Mapa For Malinche and Our Stolen Sisters
Sandy Rodriguez
2021
57 x 57 inches
Digital Print on Canvas (Reproduction)
*Original work is 97 x 97 inches, hand processed watercolor and 23k gold on amate paper
Part of the Sandy Rodriguez: To Translate the Unfathomamble exhibition, on show at Mary H. Dana Women Artists Series Gallery, Douglass Library
January 17 - April 7, 2023
The style and themes present in this piece present a contrasting argument to both, The Siege of Tenochtitlan painting and the Road to El Dorado movie as it represents the Indigenous side of the story in the visual language and materials used in Aztec artwork. The work displayed at the Douglass Library was a digital copy of the original piece made with the same techniques and materials used by the Mexica to make codexes. By mimicking the ancient style, she evokes a sense of tradition and heritage that was lost because of the European intrusion. The artist pictures a map of part of North and Central America with the seas painted blue around the tan land lined by black lines. The texture of the amate paper is visible throughout the piece. The west coast shines with a golden outline, symbolizing the riches the Spaniards desired. The current border between Mexico and the United States is also black, referencing the current issues Mexican people face. Rodriguez paints the Spanish ship close to the shore as well as key moments of Malinche’s story marking the location of each event on the map. She can be identified by the white clothing she wears in every scene. Her expression also is unchanged, with the eyes facing down in a submissive manner representing her life as an enslaved Indigenous woman meant to serve a European man.
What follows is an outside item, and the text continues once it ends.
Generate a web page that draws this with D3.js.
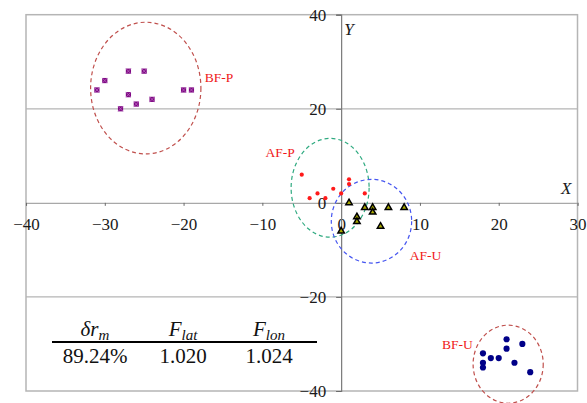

In the same map Rodriguez tells the story of colonialism she talks about current events marked by the US-Mexico border. She only divides the United States from Latin America and no other borders between Hispanic countries were defined, suggesting the connection between colonialism and current issues of immigration and xenophobia faced by Latinos. Native species of plants and animals in traditional styles are also mapped throughout the piece.